By Justin Worland
Updated: March 6, 2018 5:57 PM ET | Originally published: March 1, 2018

Oil has occupied a central place in the American economy for the past century — powering houses, automobiles, factories and everything in between. As a result, the oil companies that drilled, shipped and sold black gold reaped billion in profit year after year and continue to do so.

But for the first time oil and gas companies are openly grappling with a less-than-certain future where climate change and related advances in other energy sources make them less dominant.

In its annual energy outlook released last week, BP said that it expected oil demand to peak in the next two decades as renewable energy grows and consumers purchase hundreds of millions of electric vehicles.
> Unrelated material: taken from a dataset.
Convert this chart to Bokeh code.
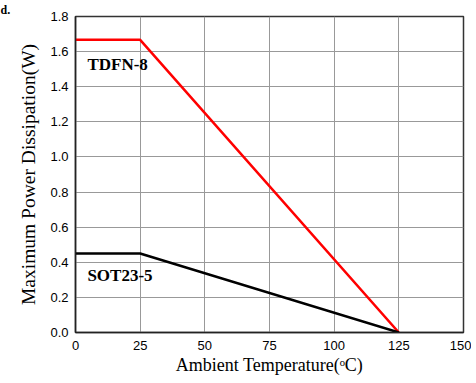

In an outlook released in February, Exxon Mobil projected a peak in demand for gasoline in the coming decades and acknowledged that some of its assets “may not be attractive investments” as a result of the shifting energy market.

These changes may sound subtle, but they signify a marked shift in direction in an industry that for years fought government climate regulation and in many cases sought to murky the science underpinning the need for action on global warming.

“The recognition of the energy transition has grown over the past year with the oil and gas players,” says Marie-Helene Ben Samoun, a Houston-based partner at the Boston Consulting Group. “They are not only acknowledging global warming, but they are also acknowledging the energy transition and the impact on their own portfolio.”

The biggest change for oil and gas companies will be the declining need for oil to power the internal combustion engine as electric vehicles become more prevalent and the remaining gas-powered cars become more efficient. Exxon Mobil projected this year that demand for liquid fuel for passenger vehicles will likely peak by 2040. BP reports that the total number of electric cars could hit 300 million by 2040 dealing a significant blow to fuel consumption. That rise plays a significant role given that nearly half of oil consumed in the U.S. in 2016 was used to produce motor gasoline, according to data from the Energy Information Administration.

Fossil fuel companies also face increased competition from renewable energy sources. Exxon Mobil projects 400% growth in wind and solar power by 2040 while BP says renewable energy will make up 40% of growth in energy production in the same period. Today, wind and solar make up around 7% of the U.S. electricity supply.

But despite the enormous challenges oil and gas companies insist they have an integral role in the future of energy. Natural gas, along with renewables, will continue to replace coal in the power sector. And oil remains an essential product for petrochemicals, jet fuel and other refined petroleum products. In some cases, oil companies will shift some of their refineries from making gasoline to making other petroleum products. Spencer Dale, BP’s chief economist, described the future of oil demand as one of “plateau rather than peak.”

“The suggestion of some people that the rapid growth in electric cars will lead to the collapse in oil demand is just not born out in the basic arithmetic,” Dale said at a presentation in Washington D.C. this week. “The world will need to carry on investing in new oil production for many years to come in order to meet the worlds oil needs.”

The acknowledgement from oil companies is subtle enough that a casual observer could be forgiven for missing it, but it still represents a remarkable shift. In some cases, oil companies have understood the risk climate change posed to their business for decades while spending heavily to undermine the credibility of climate change science and undercut policy efforts to address it.

That posture has changed as the science of climate change has become increasingly undeniable and countries across the globe push the energy sector away from fossil fuels. Despite a burst of environmental deregulation and climate change skepticism from President Donald Trump, most large oil and gas companies today acknowledge climate change and try to push for policy solutions that will still leave them a significant role in the energy future.

“You can act in the U.S. market, but in the end your demand is made by consumers and that market is global,” says Samoun. “The global trend is happening no matter what the regulator would do.”

But the growing acknowledgment of climate change and the coming evolution of the energy sector is a business decision. And oil and gas companies are not necessarily working to address the issue beyond stabilizing their bottomline. A report this month from the 50/50 Climate Project, a non-profit that pushes big business to address climate change, highlights a slew of recent initiatives undertaken by oil and gas companies to slow progress on climate change. More than 20 of the country’s biggest utilities and oil and gas companies lack measured consideration of the risks of climate change, according to the report.

Ultimately, while the oil and gas industry’s vision of a low-carbon future may have inched closer to the position of scientists and policymakers concerned about climate change, the two opposing sides still remain mile apart with no bridge in sight.